Hungry Hearts
de Saverio Costanzo
Drame
Avec Adam Driver, Alba Rohrwacher, Roberta Maxwell, Al Roffe, Geisha Otero
Sorti le 15 avril 2015
Mina et Jude se rencontrent à New York, ils sont jeunes et beaux, lui est ingénieur, elle travaille pour les ambassades, c’est le coup de foudre. Mina tombe enceinte, se nourrit de moins en moins et le couple dégringole rapidement dans ce qui va ressembler à une descente aux enfers provoquée par un besoin maternel de purifier son enfant des éléments toxiques extérieurs, jusqu’à le priver de nourriture essentielle à son développement.
Saverio Costanzo, pour son quatrième long-métrage, filme un drame psychologique avec pour principaux protagonistes de jeunes parents un peu largués, et en toile de fond cette nouvelle vague bio-green-végétalienne-hipster qui pourrait finalement être bien plus nuisible qu’on ne le pensait.
La rencontre entre les jeunes parents incarnés par Adam Driver et Alba Rohrwacher, tous les deux récompensés au Festival international du film de Venise, commençait pourtant très bien.
Une scène digne d’une comédie romantique : Jude et Mina se retrouvent coincés dans les toilettes d’un restaurant chinois empestés par le précédent passage de Jude. Tous deux doivent attendre leur sauvetage dans cette puanteur : rires, gênes… On devine la suite. Ils emménagent, elle tombe enceinte et se marient. Cette atmosphère légère se désintègrera rapidement entre les murs étouffants de l’appartement new-yorkais, théâtre de la folie maternelle de devoir protéger son fils à tout prix des menaces extérieures.
Saverio Costanzo réussit à faire passer le spectateur d’un registre à l’autre sans même qu’il s’en aperçoive. Le film s’engage vite sur le ton de l’angoisse. Dans une interview, Costanzo explique avoir filmé Hungry Hearts en Super 16, un format pratiquement abandonné aujourd’hui, qui a donné au film cet aspect jauni et « vintage ». Voilà pourquoi le spectateur pourrait se croire dans un thriller des années 60.
Un thriller où l’angoisse est à son apogée quand les parents, chacun à leur tour, s’occupent de nourrir le bébé en cachette dans différents recoins de l’appartement. Jude le nourrissant de viande pour l’empêcher de devenir rachitique et Mina faisant ingérer à son fils une huile au nom étrange qui absorbe les nutriments, avec en fond une musique digne des meilleurs films d’horreur. Dans cette atmosphère claustrophobe grandit l’angoisse, filmée de temps en temps à l’aide d’un objectif « Fish Eye », responsable de cette distorsion, qui contribue à l’inquiétude du spectateur.

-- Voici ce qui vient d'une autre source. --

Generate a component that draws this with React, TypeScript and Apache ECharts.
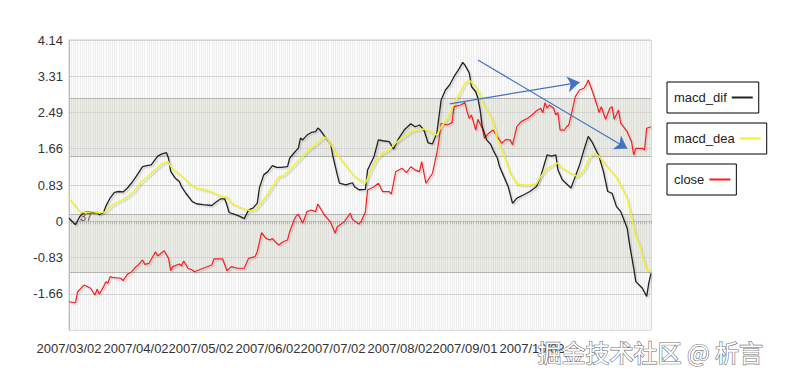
import { useEffect, useRef } from 'react';
import * as echarts from 'echarts';

// calendar days from 2007/03/02
const START_UTC = Date.UTC(2007, 2, 2);
const DAY_COUNT = 270;
const categories: string[] = [];
for (let i = 0; i < DAY_COUNT; i++) {
  const d = new Date(START_UTC + i * 86400000);
  categories.push(
    `${d.getUTCFullYear()}/${String(d.getUTCMonth() + 1).padStart(2, '0')}/${String(d.getUTCDate()).padStart(2, '0')}`
  );
}

const xLabelDates = ['2007/03/02', '2007/04/02', '2007/05/02', '2007/06/02', '2007/07/02', '2007/08/02', '2007/09/01', '2007/10/02'];

// MACD axis
const macdStep = 0.8286;
const macdMin = -3 * macdStep;
const macdMax = 5 * macdStep;

// day offsets (from 2007/03/02) and values
const difDays = [0, 3, 5, 7, 10, 11, 13, 14, 16, 17, 19, 21, 23, 25, 27, 29, 31, 34, 36, 38, 41, 43, 45, 46, 47, 49, 51, 52, 54, 57, 59, 62, 66, 68, 70, 72, 73, 74, 77, 79, 81, 83, 85, 87, 88, 90, 92, 94, 96, 98, 101, 102, 104, 106, 107, 108, 110, 112, 114, 115, 116, 118, 121, 122, 124, 125, 128, 129, 131, 132, 134, 137, 138, 141, 143, 145, 148, 150, 152, 155, 158, 160, 162, 164, 166, 168, 170, 172, 174, 176, 178, 180, 182, 183, 185, 186, 188, 189, 190, 191, 193, 195, 196, 198, 199, 201, 203, 205, 207, 210, 213, 216, 218, 221, 223, 225, 226, 228, 232, 234, 236, 238, 240, 242, 245, 247, 249, 251, 253, 255, 258, 259, 261, 262, 265, 267, 268, 269];
const difValues = [0.07, -0.08, 0.11, 0.2, 0.22, 0.19, 0.2, 0.15, 0.2, 0.34, 0.53, 0.66, 0.68, 0.67, 0.76, 0.88, 1.02, 1.25, 1.27, 1.29, 1.49, 1.54, 1.57, 1.44, 1.14, 0.99, 0.91, 0.79, 0.64, 0.45, 0.4, 0.38, 0.36, 0.44, 0.51, 0.51, 0.37, 0.2, 0.15, 0.11, 0.06, 0.26, 0.3, 0.41, 0.76, 1.06, 1.14, 1.27, 1.23, 1.23, 1.25, 1.44, 1.56, 1.67, 1.9, 1.86, 1.97, 2.03, 2.05, 2.13, 2.09, 1.95, 1.75, 1.48, 1.06, 0.87, 0.83, 0.85, 0.88, 0.79, 0.72, 0.73, 1.17, 1.48, 1.86, 1.84, 1.82, 1.65, 1.86, 2.09, 2.23, 2.16, 2.2, 2.09, 1.79, 1.77, 2.01, 2.77, 3.0, 3.12, 3.31, 3.46, 3.63, 3.57, 3.39, 3.08, 2.96, 2.81, 2.55, 2.16, 1.86, 1.75, 1.63, 1.44, 1.25, 1.02, 0.79, 0.41, 0.53, 0.6, 0.68, 0.79, 1.02, 1.52, 1.49, 1.52, 1.17, 0.95, 0.76, 1.02, 1.29, 1.63, 1.94, 1.79, 1.48, 1.14, 0.68, 0.64, 0.34, 0.22, -0.16, -0.5, -1.07, -1.38, -1.53, -1.72, -1.41, -1.19];

const deaDays = [0, 3, 5, 8, 11, 14, 17, 20, 24, 27, 30, 33, 36, 39, 42, 44, 46, 47, 50, 53, 56, 59, 62, 65, 68, 71, 73, 75, 78, 81, 84, 86, 88, 91, 94, 97, 99, 102, 105, 108, 111, 114, 118, 119, 121, 124, 127, 130, 132, 134, 137, 139, 142, 145, 148, 151, 155, 158, 161, 164, 167, 170, 172, 175, 178, 181, 183, 185, 188, 190, 192, 195, 197, 198, 201, 204, 207, 210, 213, 216, 218, 221, 224, 226, 228, 232, 235, 238, 241, 243, 245, 248, 253, 258, 260, 262, 264, 265, 267, 269];
const deaValues = [0.51, 0.34, 0.22, 0.2, 0.22, 0.19, 0.22, 0.37, 0.47, 0.56, 0.68, 0.88, 1.0, 1.14, 1.27, 1.34, 1.36, 1.25, 1.11, 0.99, 0.85, 0.76, 0.73, 0.69, 0.62, 0.56, 0.56, 0.41, 0.34, 0.28, 0.24, 0.26, 0.37, 0.56, 0.79, 1.02, 1.04, 1.17, 1.33, 1.48, 1.65, 1.75, 1.92, 1.9, 1.75, 1.52, 1.33, 1.14, 1.02, 0.95, 0.87, 1.1, 1.4, 1.56, 1.63, 1.79, 1.94, 2.05, 2.09, 2.11, 2.05, 1.97, 2.16, 2.36, 2.7, 2.96, 3.16, 3.22, 3.08, 2.89, 2.62, 2.39, 2.09, 1.86, 1.52, 1.1, 0.85, 0.83, 0.83, 0.85, 1.02, 1.21, 1.29, 1.33, 1.21, 1.1, 1.02, 1.17, 1.49, 1.56, 1.48, 1.29, 1.01, 0.53, 0.08, -0.35, -0.58, -0.81, -1.11, -1.15];

const closeDays = [0, 3, 4, 7, 10, 11, 12, 13, 14, 16, 17, 18, 19, 20, 24, 25, 27, 29, 31, 32, 34, 35, 37, 40, 41, 44, 46, 47, 48, 51, 52, 53, 55, 57, 58, 62, 66, 67, 71, 73, 75, 78, 81, 83, 86, 87, 89, 91, 93, 94, 96, 97, 99, 101, 102, 104, 105, 106, 108, 110, 112, 114, 115, 118, 120, 121, 123, 124, 127, 130, 131, 134, 135, 137, 138, 141, 143, 145, 148, 149, 151, 154, 156, 158, 160, 162, 163, 165, 168, 170, 171, 172, 175, 177, 178, 181, 183, 184, 185, 186, 188, 189, 191, 192, 194, 196, 198, 200, 202, 204, 205, 207, 209, 212, 214, 216, 218, 219, 220, 221, 222, 224, 225, 226, 227, 229, 230, 231, 233, 234, 236, 238, 239, 240, 242, 244, 245, 246, 248, 250, 251, 252, 254, 255, 258, 260, 261, 262, 265, 266, 267, 269];
const closeValues = [9.95, 9.88, 10.64, 11.1, 10.88, 10.64, 10.41, 10.81, 10.46, 10.99, 11.33, 11.22, 11.68, 11.63, 11.57, 11.4, 11.84, 12.02, 12.37, 12.48, 12.83, 12.53, 12.6, 13.4, 13.1, 13.47, 12.94, 12.09, 12.37, 12.55, 12.41, 12.76, 12.26, 12.14, 12.02, 12.26, 12.48, 12.9, 12.9, 12.09, 12.37, 12.26, 12.26, 12.94, 13.06, 13.4, 14.71, 14.32, 14.21, 14.32, 13.98, 13.86, 14.09, 14.21, 14.78, 15.59, 15.86, 15.98, 15.36, 16.16, 16.28, 16.16, 16.69, 15.93, 15.59, 15.4, 14.67, 15.12, 15.43, 16.05, 15.63, 15.31, 15.47, 16.16, 17.66, 17.88, 18.12, 17.54, 17.54, 17.38, 18.92, 19.15, 18.85, 19.26, 19.03, 18.92, 19.61, 18.12, 18.81, 20.19, 21.1, 22.26, 22.14, 22.3, 23.4, 23.52, 23.68, 23.06, 22.6, 22.83, 21.79, 22.53, 21.91, 21.22, 21.57, 21.79, 21.33, 20.88, 21.15, 21.1, 20.76, 22.02, 22.37, 22.6, 22.83, 23.1, 23.29, 22.99, 23.68, 23.29, 23.52, 23.29, 22.83, 22.99, 21.79, 21.79, 22.02, 22.14, 23.4, 24.09, 24.55, 24.67, 24.9, 25.24, 24.43, 23.52, 22.99, 23.4, 22.53, 23.29, 23.4, 22.53, 23.17, 22.26, 21.68, 20.99, 20.07, 20.53, 20.53, 20.41, 21.91, 22.02];

// annotation arrows on the close series: [fromDay, fromClose, toDay, toClose]
const arrows = [
  [176, 23.6, 236, 25.08],
  [189, 26.62, 258, 20.51],
];

const legendNames = ['macd_dif', 'macd_dea', 'close'];

const FONT = '"Liberation Sans", Arial, Helvetica, sans-serif';

export default function App() {
  const ref = useRef<HTMLDivElement>(null);
  useEffect(() => {
    if (!ref.current) return;
    const chart = echarts.init(ref.current, null, { renderer: 'svg' });
    const labelSet = new Set(xLabelDates);
    const pair = (days: number[], vals: number[]) => days.map((d, i) => [d, vals[i]]);
    const legendCommon = {
      orient: 'horizontal',
      align: 'right',
      icon: 'rect',
      itemWidth: 21,
      itemHeight: 2,
      borderColor: '#000',
      borderWidth: 1,
      borderRadius: 0,
      padding: [9, 6, 9, 7],
      selectedMode: false,
      textStyle: { fontSize: 13, color: '#222', fontFamily: FONT },
    };
    chart.setOption({
      animation: false,
      backgroundColor: '#ffffff',
      textStyle: { fontFamily: FONT },
      grid: { left: 69, top: 40, width: 582, height: 290, show: true, borderColor: '#c8c8c8', borderWidth: 1, backgroundColor: 'transparent' },
      legend: [
        { ...legendCommon, data: [legendNames[0]], left: 667, top: 82 },
        { ...legendCommon, data: [legendNames[1]], left: 667, top: 123 },
        { ...legendCommon, data: [legendNames[2]], left: 667, top: 164 },
      ],
      xAxis: {
        type: 'category',
        data: categories,
        boundaryGap: false,
        z: 1,
        axisLine: { show: true, lineStyle: { color: '#bdbdbd' } },
        axisTick: { show: true, interval: 0, length: 3, lineStyle: { color: '#b5b5b5' } },
        axisLabel: {
          interval: (_i: number, v: string) => labelSet.has(v),
          margin: 12,
          fontSize: 13,
          color: '#333',
          fontFamily: FONT,
        },
        splitLine: { show: true, interval: 0, lineStyle: { color: 'rgba(0,0,0,0.05)', width: 1 } },
      },
      yAxis: [
        {
          type: 'value',
          min: macdMin,
          max: macdMax,
          interval: macdStep,
          z: 1,
          axisLine: { show: true, lineStyle: { color: '#bdbdbd' } },
          axisTick: { show: false },
          axisLabel: {
            showMinLabel: false,
            margin: 6,
            fontSize: 13,
            color: '#333',
            fontFamily: FONT,
            padding: [5, 0, 0, 0],
            formatter: (v: number) => (Math.abs(v) < 1e-6 ? '0' : v.toFixed(2)),
          },
          splitLine: { show: true, lineStyle: { color: '#d9d9d9' } },
        },
        {
          type: 'value',
          min: 8,
          max: 28,
          interval: 4,
          z: 0,
          axisLine: { show: false },
          axisTick: { show: false },
          axisLabel: { show: false },
          splitLine: { show: true, lineStyle: { color: '#b8b8b8' } },
          splitArea: { show: true, areaStyle: { color: ['#fbfbfb', '#ecece7'] } },
        },
      ],
      series: [
        {
          name: 'close',
          type: 'line',
          yAxisIndex: 1,
          data: pair(closeDays, closeValues),
          symbol: 'none',
          z: 3,
          itemStyle: { color: '#f02020' },
          lineStyle: { color: '#f02020', width: 1.2, shadowColor: 'rgba(0,0,0,0.15)', shadowOffsetX: 1.5, shadowOffsetY: 1.5 },
          markLine: {
            silent: true,
            symbol: ['none', 'arrow'],
            symbolSize: 12,
            label: { show: false },
            lineStyle: { color: '#4472c4', width: 1.2, type: 'solid' },
            data: arrows.map((a) => [{ coord: [a[0], a[1]] }, { coord: [a[2], a[3]] }]),
          },
        },
        {
          name: 'macd_dif',
          type: 'line',
          data: pair(difDays, difValues),
          symbol: 'none',
          z: 4,
          itemStyle: { color: '#222222' },
          lineStyle: { color: '#222222', width: 1.3, shadowColor: 'rgba(0,0,0,0.15)', shadowOffsetX: 1.5, shadowOffsetY: 1.5 },
        },
        {
          name: 'macd_dea',
          type: 'line',
          data: pair(deaDays, deaValues),
          symbol: 'none',
          z: 4,
          itemStyle: { color: '#f0f030' },
          lineStyle: { color: '#f0f030', width: 1.5, shadowColor: 'rgba(0,0,0,0.15)', shadowOffsetX: 1.5, shadowOffsetY: 1.5 },
        },
      ],
      graphic: [
        { type: 'text', left: 80, top: 211, z: 5, style: { text: '37', font: `11px ${FONT}`, fill: '#555' } },
        {
          type: 'text',
          left: 537,
          top: 339,
          z: 100,
          style: { text: '掘金技术社区 @ 析言', font: '24px "Noto Sans CJK SC"', fill: '#ffffff', stroke: '#6e6e6e', lineWidth: 1.2 },
        },
      ],
    });
    return () => chart.dispose();
  }, []);
  return <div ref={ref} style={{ position: 'absolute', left: 0, top: 0, width: 786, height: 378 }} />;
}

De l’amour toxique donné par Mina à son bébé subsistent évidemment de nombreux questionnements. En pleine polémique sur l’obligation de la vaccination chez les enfants, ce film interroge sur ce mode de vie et d’alimentation qui fait sombrer Mina et la sépare de la réalité.
Surpris d’avoir assisté à un thriller plutôt qu’à un drame social, le spectateur ne sortira pas indemne de l’univers claustrophobique et angoissant de Saverio Costanzo.